5th Mayor of Winnipeg
- In office 1881–1881

Legislative Assembly of Manitoba member for Winnipeg North
- In office 1883–1886

Personal details
- Born: 16 August 1845 Keglane, Brant County, Canada West
- Died: 20 April 1901 (aged 55) Winnipeg, Manitoba, Canada
- Spouse: Janet Scott (m. 1873)

= Elias George Conklin =

Canadian politician

Elias George Conklin (16 August 1845 – 20 April 1901) was a member of the Legislative Assembly of Manitoba and the fifth Mayor of Winnipeg.

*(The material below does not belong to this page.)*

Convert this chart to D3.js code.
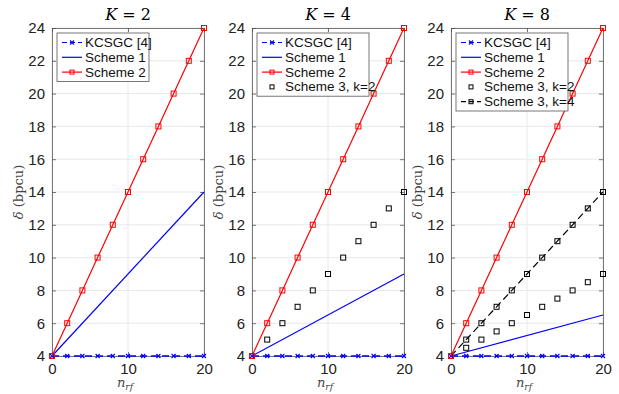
<!DOCTYPE html>
<html lang="en">
<head>
<meta charset="UTF-8" />
<title>delta vs n_rf</title>
<script src="https://cdn.jsdelivr.net/npm/d3@7"></script>
<style>
  body { margin: 0; background: #fff; }
  svg text { font-family: "Liberation Sans", Arial, sans-serif; }
  .math { font-family: "DejaVu Serif", "Liberation Serif", serif; }
</style>
</head>
<body>
<svg id="chart" width="619" height="394"></svg>
<script>
// data
var nrf = [0, 2, 4, 6, 8, 10, 12, 14, 16, 18, 20];
var kcsgc = [4, 4, 4, 4, 4, 4, 4, 4, 4, 4, 4];
var scheme2 = [4, 6, 8, 10, 12, 14, 16, 18, 20, 22, 24];
var scheme1K2 = [4, 14];
var scheme1K4 = [4, 9];
var scheme1K8 = [4, 6.5];
var scheme1X = [0, 20];
var scheme3K4k2 = [4, 5, 6, 7, 8, 9, 10, 11, 12, 13, 14];
var scheme3K8k2 = [4, 4.5, 5, 5.5, 6, 6.5, 7, 7.5, 8, 8.5, 9];
var scheme3K8k4 = [4, 5, 6, 7, 8, 9, 10, 11, 12, 13, 14];
var panelTitles = ["2", "4", "8"];
var xTicks = [0, 10, 20];
var yTicks = [4, 6, 8, 10, 12, 14, 16, 18, 20, 22, 24];

var panels = [
  {k: panelTitles[0], left: 52, s1: scheme1K2, extra: []},
  {k: panelTitles[1], left: 252, s1: scheme1K4, extra: [{name: "Scheme 3, k=2", vals: scheme3K4k2, line: false}]},
  {k: panelTitles[2], left: 451, s1: scheme1K8, extra: [
     {name: "Scheme 3, k=2", vals: scheme3K8k2, line: false},
     {name: "Scheme 3, k=4", vals: scheme3K8k4, line: true}]}
];

var svg = d3.select("#chart");
var plotTop = 28, h = 328, w = 152;

panels.forEach(function(p) {
  var g = svg.append("g").attr("transform", "translate(" + p.left + "," + plotTop + ")");
  var x = d3.scaleLinear().domain([0, 20]).range([0, w]);
  var y = d3.scaleLinear().domain([4, 24]).range([h, 0]);

  // grid
  g.selectAll(".gy").data(yTicks).enter().append("line")
    .attr("x1", 0).attr("x2", w)
    .attr("y1", function(d){ return y(d); }).attr("y2", function(d){ return y(d); })
    .attr("stroke", "#e8e8e8").attr("stroke-width", 1);
  g.selectAll(".gx").data(xTicks).enter().append("line")
    .attr("y1", 0).attr("y2", h)
    .attr("x1", function(d){ return x(d); }).attr("x2", function(d){ return x(d); })
    .attr("stroke", "#e8e8e8").attr("stroke-width", 1);

  // axes
  g.append("g").attr("transform", "translate(0," + h + ")")
    .call(d3.axisBottom(x).tickValues(xTicks).tickSize(-4).tickPadding(7));
  g.append("g")
    .call(d3.axisLeft(y).tickValues(yTicks).tickSize(-4).tickPadding(7));
  g.append("g")
    .call(d3.axisTop(x).tickValues(xTicks).tickSize(-4).tickFormat(""));
  g.append("g").attr("transform", "translate(" + w + ",0)")
    .call(d3.axisRight(y).tickValues(yTicks).tickSize(-4).tickFormat(""));
  g.selectAll(".domain, .tick line").attr("stroke", "#555").attr("stroke-width", 0.8);
  g.selectAll(".tick text").attr("font-size", 15).attr("fill", "#222")
    .style("font-family", "Liberation Sans, Arial, sans-serif");

  var line = d3.line().x(function(d){ return x(d[0]); }).y(function(d){ return y(d[1]); });

  function square(sel, pts, color) {
    sel.selectAll(null).data(pts).enter().append("rect")
      .attr("x", function(d){ return x(d[0]) - 2.5; })
      .attr("y", function(d){ return y(d[1]) - 2.5; })
      .attr("width", 5).attr("height", 5)
      .attr("fill", "none").attr("stroke", color).attr("stroke-width", 1);
  }
  function cross(sel, pts, color) {
    sel.selectAll(null).data(pts).enter().append("path")
      .attr("d", function(d){ var cx = x(d[0]), cy = y(d[1]);
        return "M" + (cx-2) + "," + (cy-2) + "L" + (cx+2) + "," + (cy+2) +
               "M" + (cx-2) + "," + (cy+2) + "L" + (cx+2) + "," + (cy-2); })
      .attr("stroke", color).attr("stroke-width", 1.1);
  }

  var plot = g.append("g");
  // KCSGC
  var kPts = nrf.map(function(n, i){ return [n, kcsgc[i]]; });
  plot.append("path").attr("d", line(kPts)).attr("fill", "none")
    .attr("stroke", "#0000ff").attr("stroke-width", 1.3).attr("stroke-dasharray", "7,4");
  cross(plot, kPts, "#0000ff");
  // extra scheme 3
  p.extra.forEach(function(e) {
    var pts = nrf.map(function(n, i){ return [n, e.vals[i]]; });
    if (e.line) {
      plot.append("path").attr("d", line(pts)).attr("fill", "none")
        .attr("stroke", "#000").attr("stroke-width", 1.2).attr("stroke-dasharray", "7,4");
    }
    square(plot, pts, "#000");
  });
  // Scheme 1
  var s1 = scheme1X.map(function(n, i){ return [n, p.s1[i]]; });
  plot.append("path").attr("d", line(s1)).attr("fill", "none")
    .attr("stroke", "#0000ff").attr("stroke-width", 1.2);
  // Scheme 2
  var s2 = nrf.map(function(n, i){ return [n, scheme2[i]]; });
  plot.append("path").attr("d", line(s2)).attr("fill", "none")
    .attr("stroke", "#ff0000").attr("stroke-width", 1.2);
  square(plot, s2, "#ff0000");

  // title
  svg.append("text").attr("class", "math")
    .attr("x", p.left + w / 2).attr("y", 20).attr("text-anchor", "middle")
    .attr("font-size", 16)
    .html('<tspan font-style="italic">K</tspan> = ' + p.k);
  // x label
  svg.append("text").attr("class", "math")
    .attr("x", p.left + w / 2 - 3).attr("y", 387).attr("text-anchor", "middle")
    .attr("font-size", 13).attr("fill", "#444")
    .html('<tspan font-style="italic">n</tspan><tspan font-style="italic" font-size="9" dy="3">rf</tspan>');
  // y label
  svg.append("text").attr("class", "math")
    .attr("transform", "translate(" + (p.left - 29) + "," + (plotTop + h / 2) + ") rotate(-90)")
    .attr("text-anchor", "middle").attr("font-size", 13).attr("fill", "#444")
    .html('<tspan font-style="italic">δ</tspan> (bpcu)');

  // legend
  var items = [
    {name: "KCSGC [4]", color: "#0000ff", dash: "5,3", mark: "x", line: true},
    {name: "Scheme 1", color: "#0000ff", dash: null, mark: null, line: true},
    {name: "Scheme 2", color: "#ff0000", dash: null, mark: "sq", line: true}
  ];
  p.extra.forEach(function(e) {
    items.push({name: e.name, color: "#000", dash: e.line ? "5,3" : null, mark: "sq", line: e.line});
  });
  var lw = p.extra.length ? 112 : 92;
  var lx = p.left + 5, ly = plotTop + 5;
  var leg = svg.append("g").attr("transform", "translate(" + lx + "," + ly + ")");
  leg.append("rect").attr("width", lw).attr("height", 4 + items.length * 14.8)
    .attr("fill", "#fff").attr("stroke", "#555").attr("stroke-width", 0.8);
  items.forEach(function(it, i) {
    var cy = 9.5 + i * 14.8;
    if (it.line) {
      leg.append("line").attr("x1", 5).attr("x2", 25).attr("y1", cy).attr("y2", cy)
        .attr("stroke", it.color).attr("stroke-width", 1.2)
        .attr("stroke-dasharray", it.dash);
    }
    if (it.mark === "sq") {
      leg.append("rect").attr("x", 13).attr("y", cy - 2).attr("width", 4).attr("height", 4)
        .attr("fill", "none").attr("stroke", it.color).attr("stroke-width", 1);
    } else if (it.mark === "x") {
      leg.append("path").attr("d", "M13," + (cy-2) + "L17," + (cy+2) + "M13," + (cy+2) + "L17," + (cy-2))
        .attr("stroke", it.color).attr("stroke-width", 1.1);
    }
    leg.append("text").attr("x", 28).attr("y", cy + 4.5).attr("font-size", 13.5)
      .attr("fill", "#111").text(it.name);
  });
});
</script>
</body>
</html>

Conklin was born in 1845 near what is today Paris, Ontario. During his private career, he was a partner in the real estate firm Conklin and Fortune and was also involved in construction and grist mill ventures.

Towards the end of 1880, after Conklin had been a city alderman for some time, he defeated William Gomez Fonseca in the Winnipeg mayoral election. Conklin served as Mayor in 1881, then left that office after serving only one year.

Conklin was a Liberal candidate in Winnipeg in the 1882 Canadian federal election.

In 1883, he was elected for the Winnipeg North provincial riding. Conklin served one term there until his defeat in the 1886 provincial election.